La disputa por el laborismo
Por otro lado, si bien es indudable que el laborismo ha quedado fracturado por el referéndum, el giro antieuropeo de las regiones laboristas puede liberar a Corbyn -en tanto que internacionalista euroescéptico- del núcleo blairista de su partido, aunque para ello deba hacer frente a un tema tan espinoso como la inmigración. Precisamente esta semana ha planteado sus primeras propuestas al respecto, que parecen buscar el difícil equilibrio defendido por Paul Mason durante el referéndum: responder a las inquietudes del electorado sin culpabilizar a los migrantes. En este sentido, Corbyn estaría planteándose una defensa extrema de la igualdad de derechos laborales que impida a las empresas usar los salarios y las ambigüedades legislativas como herramienta de enfrentamiento entre británicos y extranjeros; una actitud proteccionista que parecería unir a Corbyn con la nueva derecha occidental, pero que entronca una vez más con la identidad laborista de postguerra, como afirmó durante la campaña el histórico Dennis Skinner (antiguo minero, presidente del partido a finales de los 80 y partidario del Brexit).

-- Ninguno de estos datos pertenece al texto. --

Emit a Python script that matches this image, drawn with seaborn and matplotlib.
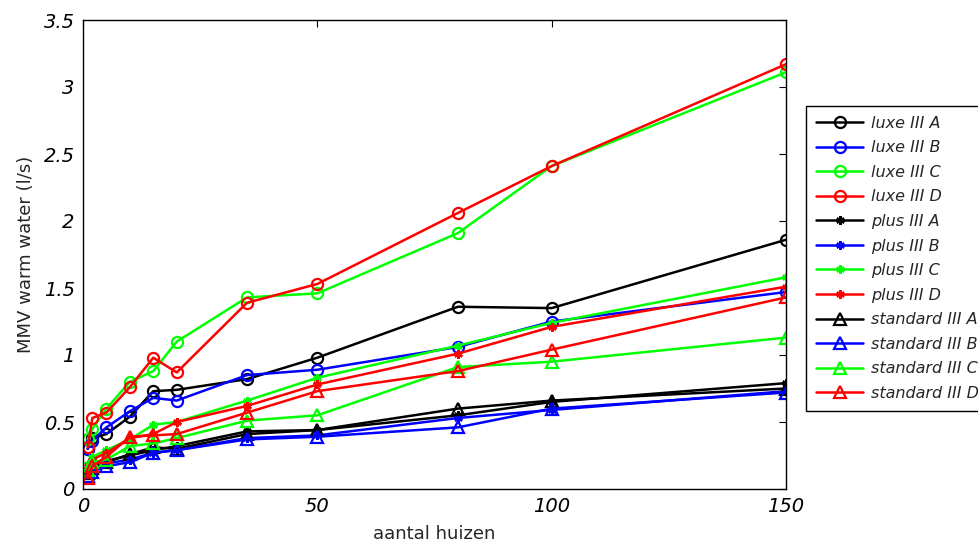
import matplotlib
matplotlib.use("Agg")
import matplotlib.pyplot as plt
import seaborn as sns
import pandas as pd

huizen = [1, 2, 5, 10, 15, 20, 35, 50, 80, 100, 150]

luxe_A = [0.30, 0.38, 0.41, 0.54, 0.73, 0.74, 0.82, 0.98, 1.36, 1.35, 1.86]
luxe_B = [0.30, 0.36, 0.46, 0.58, 0.68, 0.66, 0.85, 0.89, 1.06, 1.25, 1.47]
luxe_C = [0.37, 0.45, 0.60, 0.80, 0.88, 1.10, 1.43, 1.46, 1.91, 2.41, 3.11]
luxe_D = [0.31, 0.53, 0.57, 0.76, 0.98, 0.87, 1.39, 1.53, 2.06, 2.41, 3.17]
plus_A = [0.15, 0.18, 0.21, 0.25, 0.29, 0.32, 0.43, 0.44, 0.55, 0.65, 0.79]
plus_B = [0.13, 0.16, 0.19, 0.22, 0.27, 0.29, 0.38, 0.40, 0.53, 0.59, 0.73]
plus_C = [0.19, 0.24, 0.29, 0.37, 0.48, 0.50, 0.66, 0.83, 1.07, 1.24, 1.58]
plus_D = [0.17, 0.22, 0.27, 0.38, 0.41, 0.50, 0.62, 0.78, 1.01, 1.21, 1.51]
standard_A = [0.12, 0.16, 0.20, 0.26, 0.31, 0.30, 0.41, 0.44, 0.60, 0.66, 0.75]
standard_B = [0.10, 0.13, 0.17, 0.20, 0.27, 0.29, 0.37, 0.39, 0.46, 0.60, 0.72]
standard_C = [0.14, 0.20, 0.22, 0.32, 0.34, 0.38, 0.51, 0.55, 0.91, 0.95, 1.13]
standard_D = [0.08, 0.17, 0.24, 0.39, 0.40, 0.41, 0.57, 0.73, 0.88, 1.04, 1.43]

series_labels = ["luxe III A", "luxe III B", "luxe III C", "luxe III D",
                 "plus III A", "plus III B", "plus III C", "plus III D",
                 "standard III A", "standard III B", "standard III C", "standard III D"]
series_values = [luxe_A, luxe_B, luxe_C, luxe_D,
                 plus_A, plus_B, plus_C, plus_D,
                 standard_A, standard_B, standard_C, standard_D]

x_ticks = [0, 50, 100, 150]
y_ticks = [0, 0.5, 1, 1.5, 2, 2.5, 3, 3.5]
x_label = "aantal huizen"
y_label = "MMV warm water (l/s)"

sns.set_style("white")
plt.rcParams["font.family"] = ["DejaVu Sans"]

colors = ["#000000", "#0000ff", "#00ff00", "#ff0000"]

fig = plt.figure(figsize=(9.79, 5.44), dpi=100)
ax = fig.add_axes([83 / 979, 55 / 544, 703 / 979, 469 / 544])

for i, (lab, vals) in enumerate(zip(series_labels, series_values)):
    group = i // 4
    col = colors[i % 4]
    df = pd.DataFrame({"x": huizen, "y": vals})
    if group == 0:
        mk = dict(marker="o", markersize=8, markerfacecolor="none",
                  markeredgecolor=col, markeredgewidth=1.6)
    elif group == 1:
        mk = dict(marker=(6, 2, 0), markersize=6, markerfacecolor=col,
                  markeredgecolor=col, markeredgewidth=1.8)
    else:
        mk = dict(marker="^", markersize=9, markerfacecolor="none",
                  markeredgecolor=col, markeredgewidth=1.6)
    sns.lineplot(data=df, x="x", y="y", ax=ax, color=col, linewidth=1.8,
                 label=lab, legend=False, **mk)

ax.set_xlim(0, 150)
ax.set_ylim(0, 3.5)
ax.set_xticks(x_ticks)
ax.set_yticks(y_ticks)
ax.set_xticklabels([f"{t:g}" for t in x_ticks], fontsize=14, style="italic")
ax.set_yticklabels([f"{t:g}" for t in y_ticks], fontsize=14, style="italic")
ax.tick_params(direction="in", length=5, width=0.8, top=True, right=True,
               colors="black", pad=6)
for s in ax.spines.values():
    s.set_visible(True)
    s.set_color("black")
    s.set_linewidth(1.0)
ax.set_xlabel(x_label, fontsize=13, labelpad=6)
ax.set_ylabel(y_label, fontsize=13, labelpad=6)

handles, labels = ax.get_legend_handles_labels()
leg = ax.legend(handles, labels, loc="upper left",
                bbox_to_anchor=(806 / 979, 1 - 106 / 544),
                bbox_transform=fig.transFigure, borderaxespad=0,
                fancybox=False, framealpha=1, edgecolor="black",
                prop={"size": 11.5, "style": "italic"},
                handlelength=3.0, handletextpad=0.45, labelspacing=0.6,
                borderpad=0.6)
leg.get_frame().set_linewidth(1.0)

fig.savefig("out.png", dpi=100)
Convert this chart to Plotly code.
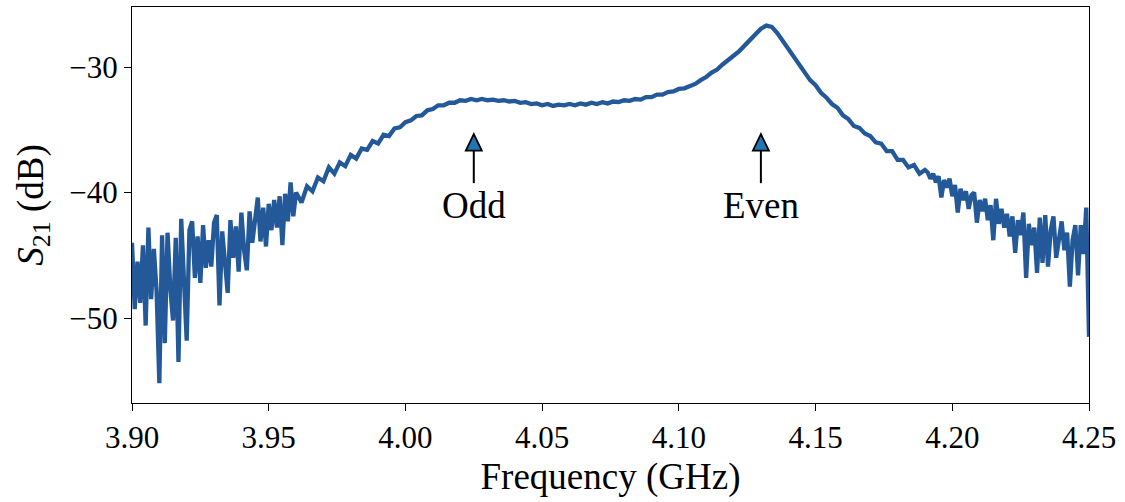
import numpy as np
import plotly.graph_objects as go

# ---- data ----
# Segment A: 3.900 .. 3.960 GHz, step 1 MHz (noisy low-frequency tail)
seg_a_start, seg_a_step = 3.900, 0.001
seg_a_db = [
    -44.0, -49.3, -45.5, -48.8, -44.2, -50.6, -42.8, -48.5, -44.5, -47.9,
    -55.2, -43.4, -52.0, -43.2, -47.6, -50.2, -43.6, -53.5, -42.1, -47.0,
    -51.8, -43.0, -42.3, -46.8, -43.5, -47.2, -42.6, -46.0, -43.8, -45.9,
    -42.4, -41.8, -49.0, -43.1, -45.5, -48.0, -42.2, -45.2, -42.7, -46.3,
    -41.6, -44.6, -46.2, -41.5, -44.0, -41.8, -40.4, -43.9, -41.2, -44.3,
    -40.9, -43.0, -40.6, -42.8, -40.3, -44.2, -40.1, -42.3, -39.2, -41.9,
    -40.0,
]
# Segment B: 3.962 .. 4.190 GHz, step 2 MHz (odd / even modes)
seg_b_start, seg_b_step = 3.962, 0.002
seg_b_db = [
    -40.8, -39.5, -39.9, -38.8, -39.1, -38.0, -38.5, -37.6, -37.9, -37.0,
    -37.3, -36.5, -36.6, -35.9, -36.1, -35.4, -35.5, -34.9, -34.8, -34.4,
    -34.25, -33.9, -33.85, -33.45, -33.35, -33.05, -33.05, -32.85, -32.85, -32.65,
    -32.7, -32.55, -32.65, -32.55, -32.65, -32.6, -32.7, -32.65, -32.75, -32.7,
    -32.85, -32.8, -32.95, -32.9, -33.05, -32.95, -33.1, -33.0, -33.05, -32.95,
    -33.05, -32.9, -33.0, -32.85, -32.95, -32.8, -32.9, -32.75, -32.8, -32.65,
    -32.7, -32.55, -32.6, -32.4, -32.4, -32.2, -32.2, -32.0, -31.95, -31.75,
    -31.7, -31.5, -31.35, -31.05, -30.8, -30.45, -30.2, -29.8, -29.5, -29.1,
    -28.75, -28.3, -27.9, -27.35, -26.95, -26.7, -26.8, -27.3, -27.95, -28.55,
    -29.2, -29.9, -30.45, -31.05, -31.45, -32.05, -32.45, -32.95, -33.25, -33.85,
    -34.15, -34.7, -34.85, -35.3, -35.5, -36.0, -36.1, -36.7, -36.7, -37.4,
    -37.4, -38.0, -37.8, -38.5, -38.2,
]
# Segment C: 4.191 .. 4.250 GHz, step 1 MHz (noisy high-frequency tail)
seg_c_start, seg_c_step = 4.191, 0.001
seg_c_db = [
    -38.4, -38.9, -38.5, -39.2, -38.7, -40.4, -39.0, -39.6, -38.9, -40.3,
    -39.4, -41.6, -39.7, -40.6, -39.9, -41.3, -40.2, -40.0, -42.4, -40.6,
    -41.5, -40.5, -42.2, -41.0, -43.8, -40.5, -42.5, -41.3, -42.8, -41.7,
    -43.5, -41.9, -44.8, -42.2, -43.4, -41.6, -46.8, -42.5, -44.2, -42.8,
    -46.4, -42.0, -45.6, -41.8, -45.9, -43.0, -41.9, -45.2, -43.4, -42.3,
    -44.6, -43.2, -47.5, -43.8, -42.6, -46.6, -42.6, -44.9, -41.2, -51.5,
]

mode_labels = ["Odd", "Even"]
mode_freqs = [4.025, 4.130]
arrow_tip_db = -35.35
label_db = -41.0

x_ticks = [3.90, 3.95, 4.00, 4.05, 4.10, 4.15, 4.20, 4.25]
y_ticks = [-30, -40, -50]


def seg_freqs(start, step, vals):
    return list(start + step * np.arange(len(vals)))


freq = (seg_freqs(seg_a_start, seg_a_step, seg_a_db)
        + seg_freqs(seg_b_start, seg_b_step, seg_b_db)
        + seg_freqs(seg_c_start, seg_c_step, seg_c_db))
s21 = seg_a_db + seg_b_db + seg_c_db

FONT = "Liberation Serif"
LINE_COLOR = "rgb(35,89,153)"

fig = go.Figure()
fig.add_trace(go.Scatter(
    x=freq, y=s21, mode="lines",
    line=dict(color=LINE_COLOR, width=4.3),
    showlegend=False, hoverinfo="skip",
))

shapes = []
annotations = []
for lab, fx in zip(mode_labels, mode_freqs):
    # shaft
    shapes.append(dict(
        type="line", xref="x", yref="y",
        xsizemode="pixel", ysizemode="pixel",
        xanchor=fx, yanchor=arrow_tip_db,
        x0=0, x1=0, y0=-16, y1=-49,
        line=dict(color="black", width=2),
    ))
    # head
    shapes.append(dict(
        type="path", xref="x", yref="y",
        xsizemode="pixel", ysizemode="pixel",
        xanchor=fx, yanchor=arrow_tip_db,
        path="M0,0 L-8,-16.5 L8,-16.5 Z",
        fillcolor="#1f77b4",
        line=dict(color="black", width=1.8),
    ))
    annotations.append(dict(
        x=fx, y=label_db, xref="x", yref="y", text=lab,
        showarrow=False, xanchor="center", yanchor="middle",
        font=dict(family=FONT, size=37, color="black"),
    ))

fig.update_layout(
    width=1125, height=502,
    margin=dict(l=132, r=36, t=7, b=99),
    paper_bgcolor="white", plot_bgcolor="white",
    shapes=shapes, annotations=annotations,
    font=dict(family=FONT, color="black"),
    xaxis=dict(
        range=[3.90, 4.25], tickvals=x_ticks,
        ticktext=[f"{v:.2f}" for v in x_ticks],
        showgrid=False, zeroline=False,
        showline=True, linecolor="black", linewidth=1.3, mirror=True,
        ticks="outside", ticklen=7, tickwidth=1.3, tickcolor="black",
        tickfont=dict(family=FONT, size=31, color="black"),
        title=dict(text="Frequency (GHz)", standoff=8,
                   font=dict(family=FONT, size=37, color="black")),
    ),
    yaxis=dict(
        range=[-56.77, -25.22], tickvals=y_ticks,
        showgrid=False, zeroline=False,
        showline=True, linecolor="black", linewidth=1.3, mirror=True,
        ticks="outside", ticklen=7, tickwidth=1.3, tickcolor="black",
        tickfont=dict(family=FONT, size=31, color="black"),
        title=dict(text="<i>S</i><sub>21</sub> (dB)", standoff=14,
                   font=dict(family=FONT, size=37, color="black")),
    ),
)

fig.write_html("out.html")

Pese a su potencial, esta reorientación identitaria del corbynismo tendría un alcance limitado sin el dominio de las estructuras del partido y una presencia mediática continuada. Ahí tendrá un rol central Momentum, la plataforma de activistas creada en 2015 para apoyar a Corbyn: surgida como una interesante alianza entre las organizaciones clásicas de movilización laborista -los sindicatos- y el precariado urbano de clase media, Momentum demostró su fuerza dentro del partido al lograr la contundente reelección de Corbyn en el verano de 2016 pese al rechazo casi unánime del grupo parlamentario. Sus planes de futuro -como la implantación de primarias abiertas para cada una de las circunscripciones británicas y el desarrollo de una aplicación digital que agrupe a la mayoría de medios informativos progresistas- son ambiciosos, aunque no tanto como el reto de Corbyn: disputarle el poder al «extremo centro» neoliberal que ha dominado el Reino Unido durante décadas y reorientar la interpretación nacional de la crisis en una dirección progresista.